Untuk menjalani hidup adalah untuk memilih, itu bukan sekedar quotes. Bukan sekedar bualan untuk seseorang menjadi decisive di setiap keputusan yang akan seseorang ambil. Sebab nyatanya, untuk memilih pun ternyata manusia harus memilih—apa yang dia inginkan dan apa yang seharusnya dia inginkan. Rumit bukan?
Bahwa kita selalu memiliki sesuatu yang kita banggakan. Sesuatu
dimana ia adalah segalanya dan dengan memiliki sesuatu tersebut kamu merasa
tidak ada hal lain di dunia ini yang kamu inginkan. Sesuatu tersebut membuatmu bekerja
keras, berusaha sekuat tenaga untuk mendapatkannya.

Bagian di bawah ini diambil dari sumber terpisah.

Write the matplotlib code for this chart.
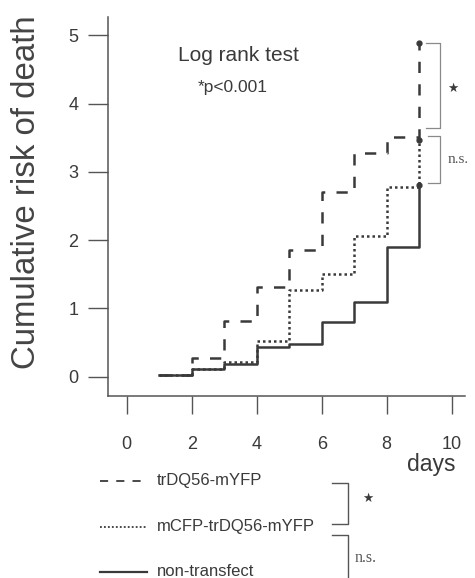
import matplotlib
matplotlib.use("Agg")
import matplotlib.pyplot as plt

plt.rcParams['font.family'] = ['Liberation Sans', 'DejaVu Sans']

# cumulative risk of death, value held from each day onward
days = [1, 2, 3, 4, 5, 6, 7, 8, 9]
risk_trdq = [0.03, 0.28, 0.81, 1.31, 1.85, 2.70, 3.27, 3.51, 4.89]
risk_mcfp = [0.03, 0.11, 0.21, 0.53, 1.27, 1.51, 2.06, 2.78, 3.47]
risk_nontr = [0.03, 0.11, 0.18, 0.44, 0.48, 0.80, 1.10, 1.90, 2.81]

labels = ["trDQ56-mYFP", "mCFP-trDQ56-mYFP", "non-transfect"]
styles = [(0, (4.5, 4.5)), (0, (1, 1.2)), "-"]
x_ticks = [0, 2, 4, 6, 8, 10]
y_ticks = [0, 1, 2, 3, 4, 5]

ink = "#3a3a3a"
light = "#8a8a8a"

fig = plt.figure(figsize=(4.75, 5.78), dpi=100)
ax = fig.add_axes([0.2274, 0.3149, 0.7516, 0.6557])

series = [risk_trdq, risk_mcfp, risk_nontr]
for vals, ls in zip(series, styles):
    ax.step(days, vals, where="post", color=ink, lw=1.8, linestyle=ls)
    ax.plot(days[-1], vals[-1], "o", color=ink, ms=3.5)

ax.set_xlim(-0.575, 10.41)
ax.set_ylim(-0.283, 5.27)
ax.set_xticks(x_ticks)
ax.set_yticks(y_ticks)
ax.tick_params(axis="x", length=13, width=1.0, pad=16, labelsize=13,
               color="#555555", labelcolor=ink)
ax.tick_params(axis="y", length=14.5, width=1.0, pad=7, labelsize=13,
               color="#555555", labelcolor=ink)
for s in ["top", "right"]:
    ax.spines[s].set_visible(False)
for s in ["left", "bottom"]:
    ax.spines[s].set_color("#555555")
    ax.spines[s].set_linewidth(1.1)

ax.set_ylabel("Cumulative risk of death", fontsize=23.8, color="#444444")
ax.yaxis.set_label_coords(-0.185, 0.538)
ax.text(9.36, -1.29, "days", fontsize=16.5, color=ink, ha="center", va="center",
        clip_on=False)

ax.text(3.43, 4.71, "Log rank test", fontsize=15, color=ink, ha="center", va="center")
ax.text(3.27, 4.23, "*p<0.001", fontsize=12.5, color=ink, ha="center", va="center")

# significance brackets at the end of the curves
x0, x1 = 9.2, 9.64
ax.plot([x0, x1, x1, x0], [risk_trdq[-1], risk_trdq[-1], 3.64, 3.64],
        color=light, lw=0.9, clip_on=False)
ax.plot([9.27, x1, x1, 9.27], [3.52, 3.52, 2.84, 2.84],
        color=light, lw=0.9, clip_on=False)
ax.text(10.04, 4.23, "\u2605", family="DejaVu Sans", fontsize=9, color=ink,
        ha="center", va="center", clip_on=False)
ax.text(9.86, 3.18, "n.s.", family="Liberation Serif", fontsize=11, color="#555555",
        ha="left", va="center", clip_on=False)

# legend drawn below the axes in pixel coordinates
lg = fig.add_axes([0, 0, 1, 1])
lg.set_xlim(0, 475)
lg.set_ylim(578, 0)
lg.axis("off")
lg.patch.set_alpha(0)
for i, (lab, ls) in enumerate(zip(labels, styles)):
    yy = 481 + i * 45.5
    lg.plot([100, 147], [yy, yy], color=ink, lw=1.6 if ls == "-" else 1.3, linestyle=ls)
    lg.text(157, yy, lab, fontsize=12, color=ink, ha="left", va="center")
lg.plot([332, 348, 348, 332], [483, 483, 524, 524], color="#555555", lw=1.0)
lg.plot([332, 348, 348], [535, 535, 580], color="#555555", lw=1.0)
lg.text(368, 498, "\u2605", family="DejaVu Sans", fontsize=9, color=ink,
        ha="center", va="center")
lg.text(355, 558, "n.s.", family="Liberation Serif", fontsize=11.5, color="#555555",
        ha="left", va="center")

fig.savefig("out.png", dpi=100)
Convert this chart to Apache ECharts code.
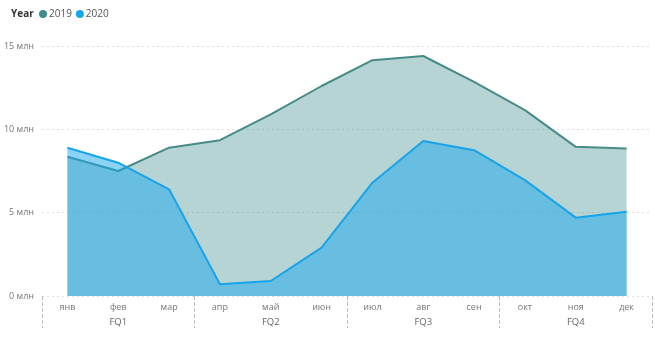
<!DOCTYPE html>
<html><head><meta charset="utf-8">
<script src="https://cdn.jsdelivr.net/npm/echarts@6/dist/echarts.min.js"></script>
<style>html,body{margin:0;padding:0;background:#fff}#c{width:655px;height:338px}</style>
</head><body><div id="c"></div>
<script>
const months = ['янв','фев','мар','апр','май','июн','июл','авг','сен','окт','ноя','дек'];
const quarters = ['FQ1','FQ2','FQ3','FQ4'];
const series2019 = [8.35, 7.5, 8.9, 9.35, 10.9, 12.6, 14.15, 14.4, 12.85, 11.15, 8.95, 8.85];
const series2020 = [8.9, 8.0, 6.4, 0.7, 0.9, 2.9, 6.8, 9.3, 8.75, 6.95, 4.7, 5.05];

const font = '"Open Sans", "Noto Sans", sans-serif';
const chart = echarts.init(document.getElementById('c'));
chart.setOption({
  animation: false,
  title: { text: 'Year', left: 6, top: 4, textStyle: { fontFamily: font, fontSize: 10, fontWeight: 'bold', color: '#333' } },
  legend: {
    left: 34, top: 4, icon: 'circle', itemWidth: 8, itemHeight: 8, itemGap: 4,
    textStyle: { fontFamily: font, fontSize: 10, color: '#555', padding: [0,0,0,-3] },
    data: ['2019', '2020']
  },
  grid: { left: 42, right: 3, top: 46, bottom: 42 },
  xAxis: [
    { type: 'category', data: months, boundaryGap: true,
      axisLine: { show: false }, axisTick: { show: false },
      axisLabel: { fontFamily: font, fontSize: 9, color: '#777', margin: 7 } },
    { type: 'category', data: quarters, position: 'bottom', boundaryGap: true,
      axisLine: { show: false },
      axisTick: { show: true, length: 32, interval: (i) => i < 4, lineStyle: { color: '#bbb', type: 'dashed', width: 1 } },
      axisLabel: { fontFamily: font, fontSize: 9.5, color: '#666', margin: 21 } }
  ],
  yAxis: {
    type: 'value', min: 0, max: 15, interval: 5,
    axisLabel: { fontFamily: font, fontSize: 9, color: '#777', margin: 8, formatter: v => v + ' млн' },
    splitLine: { lineStyle: { color: '#ddd', type: [2, 3], width: 1 } },
    axisLine: { show: false }, axisTick: { show: false }
  },
  series: [
    { name: '2019', type: 'line', data: series2019, symbol: 'none', color: '#3f8c8c',
      lineStyle: { width: 2, color: '#478b88' },
      areaStyle: { color: '#3f8f8f', opacity: 0.38 }, z: 2 },
    { name: '2020', type: 'line', data: series2020, symbol: 'none', color: '#16a6ec',
      lineStyle: { width: 2, color: '#18a4ea' },
      areaStyle: { color: '#17a8ec', opacity: 0.5 }, z: 3 }
  ]
});
</script></body></html>
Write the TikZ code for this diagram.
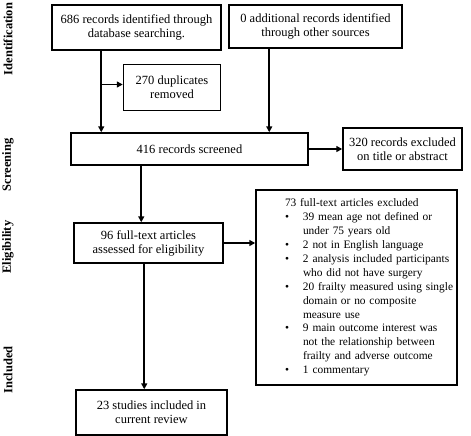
\documentclass[tikz,border=0pt]{standalone}
\usepackage{fontspec}
\setmainfont{Liberation Serif}
\usetikzlibrary{arrows.meta}

\begin{document}
\begin{tikzpicture}[x=1pt, y=-1pt,
    box/.style={draw, line width=1.5pt, align=center, inner sep=0pt, font=\fontsize{12.5}{14}\selectfont},
    arr/.style={line width=1.6pt, -{Triangle[length=6pt,width=6pt]}},
    phase/.style={rotate=90, font=\fontsize{12.5}{14}\selectfont\bfseries}]
    \useasboundingbox (0,0) rectangle (471,436);

    % phases
    \node[phase] (lid) at (8,39) {Identification};
    \node[phase] (lscr) at (8,165) {Screening};
    \node[phase] (lelig) at (8,247) {Eligibility};
    \node[phase] (linc) at (8,370) {Included};

    % identification
    \node[box, minimum width=169pt, minimum height=45pt] (found) at (136.5,27.5) {686 records identified through\\database searching.};
    \node[box, minimum width=173pt, minimum height=43pt] (other) at (315.5,26.5) {0 additional records identified\\through other sources};
    \node[box, minimum width=97pt, minimum height=46pt] (dupes) at (172,87.5) {270 duplicates\\removed};

    % screening
    \node[box, minimum width=237pt, minimum height=32pt] (screened) at (189.5,149) {416 records screened};
    \node[box, minimum width=119pt, minimum height=42pt] (excltitle) at (402.5,149) {320 records excluded\\on title or abstract};

    % eligibility
    \node[box, minimum width=149pt, minimum height=40pt] (fulltext) at (148.5,243) {96 full-text articles\\assessed for eligibility};
    \node[box, text width=201pt, minimum height=195pt, align=left, font=\fontsize{11.4}{13.9}\selectfont] (exclfull) at (356.5,287.5) {%
        \begin{tabular}{@{\hspace{29pt}}p{18pt}@{}l@{}}
        \multicolumn{2}{@{\hspace{29pt}}l@{}}{73 full-text articles excluded}\\
        \textbullet & 39 mean age not defined or\\
        & under 75 years old\\
        \textbullet & 2 not in English language\\
        \textbullet & 2 analysis included participants\\
        & who did not have surgery\\
        \textbullet & 20 frailty measured using single\\
        & domain or no composite\\
        & measure use\\
        \textbullet & 9 main outcome interest was\\
        & not the relationship between\\
        & frailty and adverse outcome\\
        \textbullet & 1 commentary
        \end{tabular}};

    % included
    \node[box, minimum width=151pt, minimum height=45pt] (included) at (151.5,412.5) {23 studies included in\\current review};

    % connectors
    \coordinate (afound) at ([xshift=50pt]found.south west);
    \coordinate (aother) at ([xshift=41pt]other.south west);
    \coordinate (ascr) at ([xshift=71pt]screened.south west);
    \coordinate (afull) at ([xshift=71pt]fulltext.south west);
    \coordinate (adupes) at ([yshift=3pt]dupes.west);
    \draw[arr] (afound) -- (afound |- screened.north);
    \draw[arr] (afound |- adupes) -- (adupes);
    \draw[arr] (aother) -- (aother |- screened.north);
    \draw[arr] (screened.east) -- (screened.east -| excltitle.west);
    \draw[arr] (ascr) -- (ascr |- fulltext.north);
    \draw[arr] (fulltext.east) -- (fulltext.east -| exclfull.west);
    \draw[arr] (afull) -- (afull |- included.north);
\end{tikzpicture}
\end{document}
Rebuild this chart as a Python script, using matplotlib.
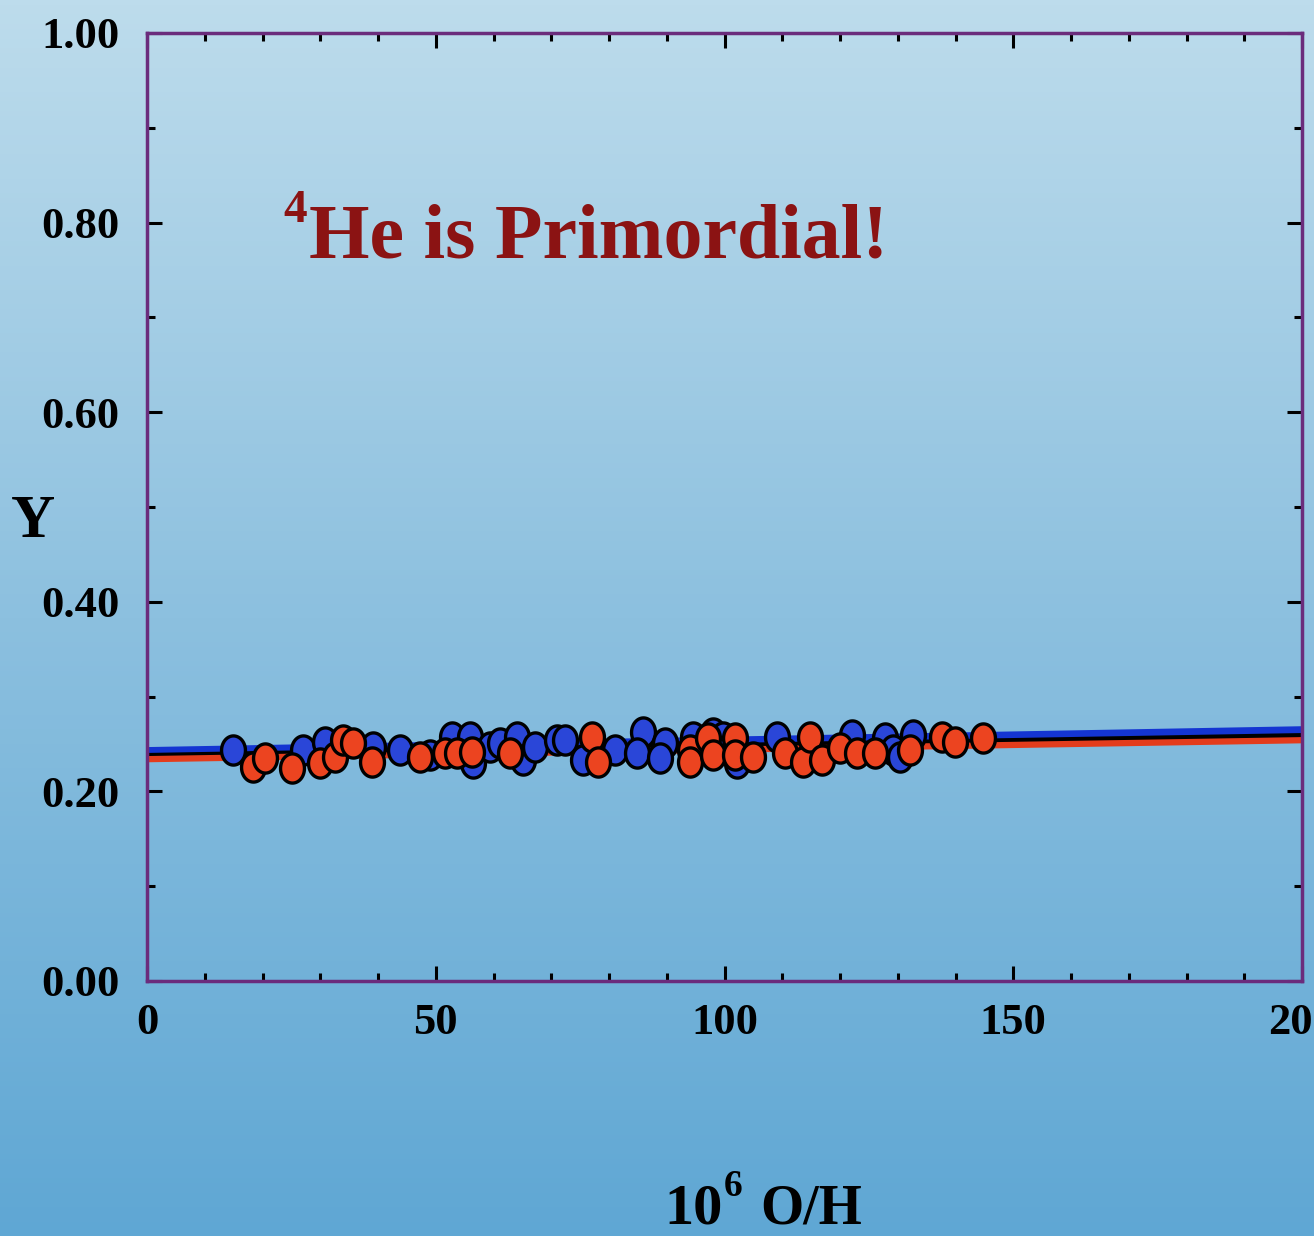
import numpy as np
import matplotlib
matplotlib.use("Agg")
import matplotlib.pyplot as plt
from matplotlib.colors import LinearSegmentedColormap
from matplotlib.path import Path

# ---------------- data ----------------
red_x = [18.4, 20.4, 25.1, 29.9, 32.6, 33.9, 35.7, 39.0, 47.3, 51.6, 53.7, 56.3,
         62.9, 77.1, 78.1, 94.0, 94.0, 97.1, 98.0, 101.8, 101.8, 104.9, 110.5,
         113.6, 114.8, 116.9, 120.0, 122.9, 126.1, 132.1, 137.7, 139.9, 144.8]
red_y = [0.226, 0.235, 0.225, 0.230, 0.236, 0.254, 0.251, 0.231, 0.236, 0.241,
         0.241, 0.242, 0.241, 0.257, 0.231, 0.244, 0.231, 0.256, 0.238, 0.256,
         0.238, 0.236, 0.241, 0.231, 0.257, 0.233, 0.246, 0.241, 0.241, 0.244,
         0.257, 0.252, 0.256]

blue_x = [14.9, 27.0, 30.8, 39.1, 43.8, 49.0, 52.8, 55.9, 56.5, 59.4, 61.1, 64.1,
          65.1, 67.2, 71.0, 72.4, 75.5, 81.0, 85.9, 84.8, 89.7, 88.8, 94.5, 98.0,
          99.7, 102.2, 109.1, 122.1, 127.8, 129.2, 132.6, 130.4]
blue_y = [0.244, 0.244, 0.252, 0.247, 0.244, 0.238, 0.257, 0.257, 0.230, 0.247,
          0.251, 0.257, 0.233, 0.247, 0.254, 0.254, 0.233, 0.244, 0.263, 0.241,
          0.251, 0.235, 0.257, 0.262, 0.257, 0.230, 0.257, 0.259, 0.256, 0.244,
          0.259, 0.236]

fit_x = [0, 200]
blue_fit = [0.242, 0.264]
black_fit = [0.238, 0.259]
red_fit = [0.234, 0.254]

x_ticks = [0, 50, 100, 150, 200]
x_ticklabels = ["0", "50", "100", "150", "200"]
y_ticks = [0.0, 0.2, 0.4, 0.6, 0.8, 1.0]
y_ticklabels = ["0.00", "0.20", "0.40", "0.60", "0.80", "1.00"]

title_sup = "4"
title_main = "He is Primordial!"
ylabel = "Y"
xlabel_parts = ("10", "6", "O/H")

# ---------------- figure ----------------
W, H = 1314, 1236
fig = plt.figure(figsize=(W / 100, H / 100), dpi=100)
serif = "Liberation Serif"

# background gradient
bg = fig.add_axes([0, 0, 1, 1], zorder=-10)
cmap = LinearSegmentedColormap.from_list("bg", ["#bddcec", "#8cc0df", "#5fa7d4"])
grad = np.linspace(0, 1, 256).reshape(-1, 1)
bg.imshow(grad, aspect="auto", cmap=cmap, extent=[0, 1, 0, 1], origin="upper")
bg.axis("off")

left, right = 147 / W, 1302 / W
bottom, top = 1 - 981 / H, 1 - 33 / H
ax = fig.add_axes([left, bottom, right - left, top - bottom])
ax.set_facecolor("none")

# fit lines
ax.plot(fit_x, blue_fit, color="#1435d2", lw=6.5, solid_capstyle="butt", zorder=2)
ax.plot(fit_x, black_fit, color="black", lw=3.5, solid_capstyle="butt", zorder=2)
ax.plot(fit_x, red_fit, color="#e33c1c", lw=4.5, solid_capstyle="butt", zorder=2)

# slightly tall elliptical marker
t = np.linspace(0, 2 * np.pi, 60)
ell = Path(np.column_stack([0.82 * np.cos(t), np.sin(t)]), closed=True)

ax.plot(blue_x, blue_y, ls="none", marker=ell, ms=21, mfc="#2a46d8",
        mec="black", mew=2.4, zorder=3)
ax.plot(red_x, red_y, ls="none", marker=ell, ms=21, mfc="#ec4420",
        mec="black", mew=2.4, zorder=4)

ax.set_xlim(0, 200)
ax.set_ylim(0, 1)

for s in ax.spines.values():
    s.set_color("#6b2c7c")
    s.set_linewidth(2.5)

ax.set_xticks(x_ticks)
ax.set_xticklabels(x_ticklabels)
ax.set_yticks(y_ticks)
ax.set_yticklabels(y_ticklabels)
ax.set_xticks(np.arange(0, 201, 10), minor=True)
ax.set_yticks(np.arange(0, 1.01, 0.1), minor=True)
ax.tick_params(which="both", direction="in", top=True, right=True, color="black")
ax.tick_params(which="major", length=11, width=2.2)
ax.tick_params(which="minor", length=5.5, width=2.2)
ax.tick_params(axis="x", which="major", pad=16)
ax.tick_params(axis="y", which="major", pad=20)
for lab in ax.get_xticklabels() + ax.get_yticklabels():
    lab.set_fontfamily(serif)
    lab.set_fontweight("bold")
    lab.set_fontsize(32)
    lab.set_color("black")

# title
fig.text(283 / W, 1 - 222 / H, title_sup, fontfamily=serif, fontweight="bold",
         fontsize=34, color="#8b1313", ha="left", va="baseline")
fig.text(309 / W, 1 - 258 / H, title_main, fontfamily=serif, fontweight="bold",
         fontsize=56, color="#8b1313", ha="left", va="baseline")

# y label
fig.text(33 / W, 1 - 537 / H, ylabel, fontfamily=serif, fontweight="bold",
         fontsize=44, color="black", ha="center", va="baseline")

# x label
fig.text(664 / W, 1 - 1223 / H, xlabel_parts[0], fontfamily=serif, fontweight="bold",
         fontsize=42, color="black", ha="left", va="baseline")
fig.text(724 / W, 1 - 1196 / H, xlabel_parts[1], fontfamily=serif, fontweight="bold",
         fontsize=27, color="black", ha="left", va="baseline")
fig.text(760 / W, 1 - 1223 / H, xlabel_parts[2], fontfamily=serif, fontweight="bold",
         fontsize=40, color="black", ha="left", va="baseline")

fig.savefig("out.png", dpi=100)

Sesuatu tersebut menjadi pemandangan
dalam khayalmu sehari-hari, hadir di mimpimu, dan menghantui dunia nyatamu. Namun
seringkali sesuatu tersebut
ditakdirkan untuk kita tidak memilikinya, seringkali kita hanya diberikan hak
untuk menginginkannya sepanjang waktu hingga bosan dan akhirnya berpaling.
Namun selama kamu menyibukkan diri mencari sesuatu itu, di
belahan dunia lain ada seseorang yang menjadikanmu sebagai sesuatu. Kamulah sesuatu
bagi seseorang itu, kamulah yang dimimpikannya, dan kamulah yang diinginkannya.
Namun kamu terlalu buta untuk menyadari itu, saking seseorang itu selalu
menjadi bayanganmu dan mengikuti kemanapun kamu pergi tanpa kamu sadari. Seseorang
yang begitu mengharapkanmu itu hanyalah kau anggap sebagai berkas cahaya gelap
dirimu. Seseorang yang mungkin saja
menyebut-nyebut sesuatunya dalam
setiap doanya di dini hari, memohon pada Tuhan agar suatu hari ia mampu
memilikinya. Tanpa peduli sesuatu itu menginginkannya kembali atau
tidak.
Kadang di suatu hari dalam hidupmu, semesta akan
mempertemukanmu kepada sesuatumu di tengah-tengah lini masanya. Disaat yang
sama, semesta pula yang mempertemukan seseorang lain dengan sesuatunya. Kesempatan
itu mungkin hanya datang sekali dan menyisakan seribu teka-teki yang hanya
dapat dijawab jika mereka yang bertemu saling bertanya—bertegur sapa. Tetapi manusialah
yang seringkali terlalu takut untuk diabaikan, untuk malu, untuk kalah, dan
untuk menerima. Semua itu wajar dan sangat manusiawi. Namun bahkan bagi mereka
yang cukup berani bertanya pun, tak ada yang menjanjikan bahwa sesuatu tersebut
menyanggupi untuk tinggal—menyanggupi untuk
dimiliki. Mengapa demikian? Karena semesta mungkin menakdirkan keduanya hanya untuk bertemu, bukan untuk saling
memiliki.
Maka suatu hari dalam hidupmu, kamu akan dihadapkan pada
suatu keadaan dimana kamu tak mau lagi memilih karena dihantui kecewa. Di hari
itu pilihanmu adalah sepenuhnya salah dan kau ditinggalkan sendirian untuk
menyadarinya bahwa pilihan tersebut tak pernah seharusnya kau pilih. Suatu hari dalam hidupmu, kedua matamu akan
terbuka lebih lebar dari biasanya, mendengar lebih banyak dari biasanya,
berpikir lebih keras dari biasanya dan merasakan lebih dalam dari biasanya. Suatu
hari kamu akan menjadi seseorang yang lebih dari biasanya, kelebihan yang ternyata menuntunmu menuju sesuatu. Sesuatu itu adalah
mereka yang menjadikanmu sesuatu. Bayangan
hitam itu perlahan akan berpendar menjadi sosok bukan kau yang kau lihat dalam
cermin. Sosok yang selama ini menjadikan segala tentangmu sebagai petunjuk arah,
yang mengagumi bayanganmu, sosok yang menjadikanmu tujuannya. Dengan izin Tuhan,
kamu tak merasa mendapat apa-apa namun seseorang itu mendapatkan sesuatunya. Namun kau tahu, janji Tuhan
itu luar biasa ...
..di penghujung hari kamu akan tersenyum bahwa menerima diri menjadi sesuatu itu menyenangkan, lebih
menyenangkan dibandingkan terus-terusan memilih
dan tak pernah tahu pantas-tidaknya. Di pernghujung hari kamu mengalah untuk
tidak memilih lagi, dan menyerahkan diri untuk dipilih. Sehingga bahagiamu
terletak pada bahagia orang lain, terbagi dan tak putus-putusnya.